Beneath the new bridge, pedestrians and bicyclists can safely access the Jordan River Parkway Trail from Porter Rockwell Boulevard traveling a 10-foot path along the north side, which will provide the first east-west connection for pedestrians and bicyclists south of 12300 South.
“With this project, we’ve built a new connection in our transportation system that can be used by anyone – whether they’re walking, riding a bike, or in a car,” noted Carlos Braceras, executive director of the Utah DOT, in a statement.
“This will help people in southern Salt Lake or northern Utah County travel where they want, when they want, and how they want,” he said.
[Editor’s note: In the Transportation TV video below, Braceras discusses how his agency is meeting the enormous transportation demands of Utah’s fast-growing population.]
The construction of the new pedestrian/bike trail as part of the Portwell Rockwell Bridge project also reflects Utah DOT’s increased focus on active transportation needs across the state.
For example, a team of Utah State University researchers recently explored how to use Utah’s network of historic canal trails as an active transportation solution.

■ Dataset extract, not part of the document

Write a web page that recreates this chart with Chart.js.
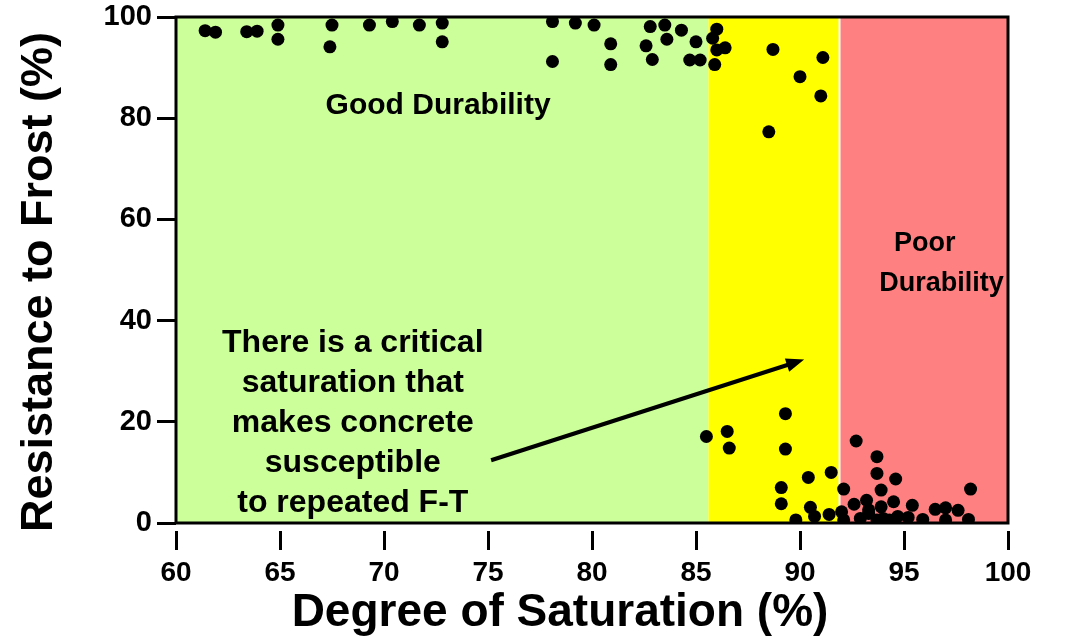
<!DOCTYPE html>
<html>
<head>
<meta charset="utf-8">
<script src="https://cdn.jsdelivr.net/npm/chart.js@4/dist/chart.umd.min.js"></script>
<style>
  html, body { margin: 0; padding: 0; background: #fff; }
  #wrap { width: 1065px; height: 641px; }
</style>
</head>
<body>
<div id="wrap"><canvas id="chart"></canvas></div>
<script>
// degree of saturation (%) vs resistance to frost (%)
var satValues = [
  61.4, 61.9, 63.4, 63.9, 64.9, 64.9, 67.5, 67.4, 69.3, 70.4, 71.7, 72.8, 72.8,
  78.1, 79.2, 80.1, 78.1, 80.9, 80.9, 82.8, 83.5, 84.3, 82.6, 83.6, 82.9, 85.0, 84.7, 85.2,
  86.0, 85.8, 86.0, 86.4, 85.9, 88.7, 91.1, 90.0, 91.0, 88.5,
  85.5, 86.5, 86.6, 89.3, 89.3, 89.1, 89.1, 90.4, 91.5, 90.5, 90.7, 91.4, 89.8, 92.0, 92.1,
  92.7, 93.7, 93.7, 94.6, 93.9, 98.2, 92.6, 93.2, 93.9, 94.5, 95.4, 96.5, 97.0, 97.6,
  92.1, 92.9, 93.3, 93.7, 94.3, 94.7, 95.2, 95.9, 97.0, 98.1, 93.3, 94.0
];
var frostValues = [
  97.3, 97.0, 97.1, 97.2, 98.4, 95.6, 98.4, 94.1, 98.4, 99.1, 98.4, 98.8, 95.1,
  99.1, 98.8, 98.4, 91.2, 94.7, 90.6, 98.1, 98.4, 97.4, 94.3, 95.6, 91.6, 95.1, 91.5, 91.5,
  97.6, 95.8, 93.5, 93.9, 90.6, 93.6, 92.0, 88.2, 84.4, 77.3,
  17.1, 18.1, 14.8, 21.6, 14.6, 7.0, 3.8, 9.0, 10.0, 3.1, 1.3, 1.7, 0.6, 2.2, 6.7,
  16.2, 13.1, 9.8, 8.7, 6.5, 6.7, 3.7, 4.5, 3.2, 4.2, 3.5, 2.7, 3.0, 2.5,
  0.6, 0.9, 1.9, 0.6, 0.6, 1.3, 1.1, 0.7, 0.6, 0.7, 2.6, 0.9
];
var xTicks = [60, 65, 70, 75, 80, 85, 90, 95, 100];
var yTicks = [0, 20, 40, 60, 80, 100];
var zoneEdges = [60, 85.6, 91.9, 100];
var zoneColors = ['#ccff99', '#ffff00', '#ff8080'];
var noteLines = ['There is a critical', 'saturation that', 'makes concrete', 'susceptible', 'to repeated F-T'];
var xTitle = 'Degree of Saturation (%)';
var yTitle = 'Resistance to Frost (%)';

var points = satValues.map(function (x, i) { return { x: x, y: frostValues[i] }; });

var FONT = '"Liberation Sans", Arial, sans-serif';

var zonesPlugin = {
  id: 'zones',
  beforeDatasetsDraw: function (chart) {
    var ctx = chart.ctx, a = chart.chartArea, xs = chart.scales.x;
    ctx.save();
    for (var i = 0; i < zoneColors.length; i++) {
      var x1 = xs.getPixelForValue(zoneEdges[i]);
      var x2 = xs.getPixelForValue(zoneEdges[i + 1]);
      ctx.fillStyle = zoneColors[i];
      ctx.fillRect(x1, a.top, x2 - x1, a.bottom - a.top);
    }
    // thin white divider before the red zone
    var xd = xs.getPixelForValue(zoneEdges[2]);
    ctx.fillStyle = '#fff';
    ctx.fillRect(xd - 1, a.top, 2, a.bottom - a.top);
    ctx.restore();
  },
  afterDatasetsDraw: function (chart) {
    var ctx = chart.ctx, a = chart.chartArea;
    var xs = chart.scales.x, ys = chart.scales.y;
    ctx.save();
    ctx.strokeStyle = '#000';
    ctx.lineWidth = 3;
    ctx.strokeRect(a.left, a.top, a.right - a.left, a.bottom - a.top);

    ctx.fillStyle = '#000';
    ctx.textAlign = 'center';
    ctx.textBaseline = 'middle';
    ctx.font = 'bold 30px ' + FONT;
    ctx.fillText('Good Durability', xs.getPixelForValue(72.6), ys.getPixelForValue(82.4));
    ctx.font = 'bold 27px ' + FONT;
    ctx.fillText('Poor', xs.getPixelForValue(96.0), ys.getPixelForValue(55.2));
    ctx.fillText('Durability', xs.getPixelForValue(96.8), ys.getPixelForValue(47.4));

    ctx.font = 'bold 32px ' + FONT;
    var cx = xs.getPixelForValue(68.5);
    for (var i = 0; i < noteLines.length; i++) {
      ctx.fillText(noteLines[i], cx, ys.getPixelForValue(35.6) + i * 40);
    }

    // arrow
    var ax1 = xs.getPixelForValue(75.15), ay1 = ys.getPixelForValue(12.4);
    var ax2 = xs.getPixelForValue(90.2), ay2 = ys.getPixelForValue(32.3);
    var ang = Math.atan2(ay2 - ay1, ax2 - ax1);
    ctx.lineWidth = 4;
    ctx.beginPath();
    ctx.moveTo(ax1, ay1);
    ctx.lineTo(ax2 - 12 * Math.cos(ang), ay2 - 12 * Math.sin(ang));
    ctx.stroke();
    ctx.beginPath();
    ctx.moveTo(ax2, ay2);
    ctx.lineTo(ax2 - 18 * Math.cos(ang) + 7 * Math.sin(ang), ay2 - 18 * Math.sin(ang) - 7 * Math.cos(ang));
    ctx.lineTo(ax2 - 18 * Math.cos(ang) - 7 * Math.sin(ang), ay2 - 18 * Math.sin(ang) + 7 * Math.cos(ang));
    ctx.closePath();
    ctx.fill();

    // axis titles
    ctx.font = 'bold 46px ' + FONT;
    ctx.fillText(xTitle, 560, 613);
    ctx.translate(40, 282);
    ctx.rotate(-Math.PI / 2);
    ctx.font = 'bold 45px ' + FONT;
    ctx.fillText(yTitle, 0, 0);
    ctx.restore();
  }
};

new Chart(document.getElementById('chart'), {
  type: 'scatter',
  data: {
    datasets: [{
      data: points,
      backgroundColor: '#000',
      borderWidth: 0,
      pointRadius: 6.5,
      pointHoverRadius: 6.5
    }]
  },
  options: {
    responsive: true,
    maintainAspectRatio: false,
    animation: false,
    events: [],
    layout: { padding: { left: 0, right: 57, top: 17, bottom: 0 } },
    plugins: { legend: { display: false }, tooltip: { enabled: false } },
    scales: {
      x: {
        type: 'linear',
        min: 60, max: 100,
        afterBuildTicks: function (s) { s.ticks = xTicks.map(function (v) { return { value: v }; }); },
        afterFit: function (s) { s.height = 118; s.paddingLeft = 0; s.paddingRight = 0; },
        border: { display: false },
        grid: {
          drawOnChartArea: false, drawTicks: true,
          tickLength: 27, tickWidth: 3, tickColor: '#000',
          tickBorderDash: [0, 8, 19, 100]
        },
        ticks: {
          color: '#000', padding: 6,
          font: { family: FONT, size: 28, weight: 'bold' }
        }
      },
      y: {
        type: 'linear',
        min: 0, max: 100,
        afterBuildTicks: function (s) { s.ticks = yTicks.map(function (v) { return { value: v }; }); },
        afterFit: function (s) { s.width = 176; s.paddingTop = 0; s.paddingBottom = 0; },
        border: { display: false },
        grid: {
          drawOnChartArea: false, drawTicks: true,
          tickLength: 19, tickWidth: 3, tickColor: '#000'
        },
        ticks: {
          color: '#000', padding: 5,
          font: { family: FONT, size: 29, weight: 'bold' }
        }
      }
    }
  },
  plugins: [zonesPlugin]
});
</script>
</body>
</html>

That study is poised to help the Utah DOT as well as community leaders make decisions about building canal paths and trails, USU detailed in a blog post.
Utah DOT noted that the Porter Rockwell Bridge is the final phase of this effort by the agency and the City of Bluffdale to construct a new east-west route to connect I-15, Mountain View Corridor, and Redwood Road at the far southern end of Salt Lake County.
“[Our] motto is ‘Life Connected’ and that is what this bridge will do for us,” noted Bluffdale Mayor Natalie Hal. “It will finally connect our east and west side. It will connect businesses. It will connect neighbors and students going to school. This bridge is historical for our city and will bring great economic opportunity as well.”